NEW YORK — The two men are community leaders, churchgoers, teetotalers. One is shown walking hand-in-hand with his wife, the other cavorting with his children. It seems like a picture-perfect Kodak commercial, until they start talking about business--the business of hate and death.
Alleged IRA leader Martin McGuinness and Loyalist Gregory Campbell, both elected members of the Northern Ireland Assembly, are the bitter antagonists in a controversial documentary produced by the British Broadcasting Corp. to be broadcast on PBS tonight (Channel 28 at 10).
"Northern Ireland: At the Edge of the Union" was the program heard 'round the world, but not seen in Britain last summer. It became a political hostage when Prime Minister Margaret Thatcher's government, contending the program provided a platform to a reputed IRA terrorist, pressured the BBC's board of governors to pull it.
That sparked a one-day strike by BBC workers worldwide, forcing the BBC to go silent for 24 hours. The program, originally scheduled for Aug. 7 on the BBC, finally was shown Oct. 16 after producer Paul Hamann inserted 19 seconds of archival footage, showing bodies being carried away from the site of an IRA bombing in Belfast.
"That was a sop," Hamann said. "Except for the library film, there was no editing whatsoever. We would never accept any."
The documentary, shot in gray, dank Londonderry, attempts to humanize two extremists who are poles apart in the bloody battle between Roman Catholics and Protestants fighting over the issues of Irish unification and the British military presence in Northern Ireland.
According to the film, many believe McGuinness is the leader of the outlawed Irish Republican Army. He won't respond directly to the allegations on camera, but says he supports the IRA's activities. Since 1968, about 2,500 people have been killed in political violence.
McGuinness is seen speaking at rallies, where black-hooded, rifle-toting IRA soldiers march defiantly through the streets. Young boys and other supporters lock arms and ring the parade, keeping British troops at bay.
At home, he's soft-spoken and subdued, but his eyes gaze vacantly as he explains that he's "involved actively on behalf of my people" against the British forces.
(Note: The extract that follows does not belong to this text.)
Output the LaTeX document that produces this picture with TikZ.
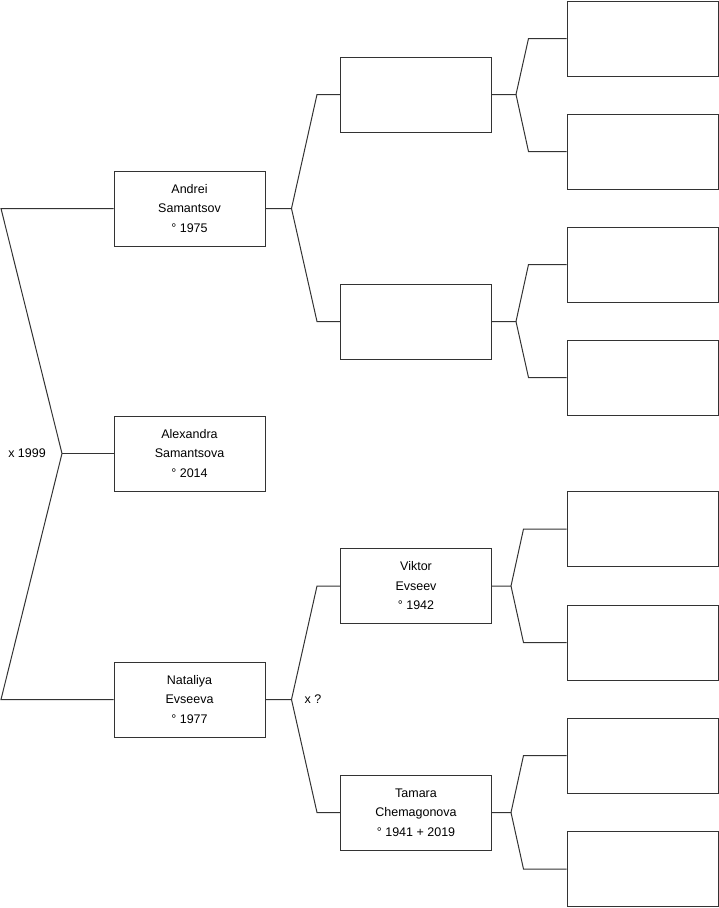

Campbell comes across as more of a firebrand. He called McGuinness "a craven murderer" and says he's in favor of a shoot-to-kill policy against the IRA. He also once applauded the killing of two IRA members, saying "Christmas had come early." After he made that statement, a bomb planted under his car fell harmlessly to the ground as Campbell and his family drove to church.
Now there is a cage around his house, he carries a gun and he has official protection whenever he ventures outside. After walking past the bullet-proof doorway, he steps outside and is immediately met by three armed guards who quickly get into the car with him.
For American audiences, this stark, despairing documentary is absorbing on an emotional, human level, but its content will seem a bit foreign. It wasn't tailored for U.S. consumption, so it lacks the background and explanation of the key issues and policies that the British live with on a daily basis.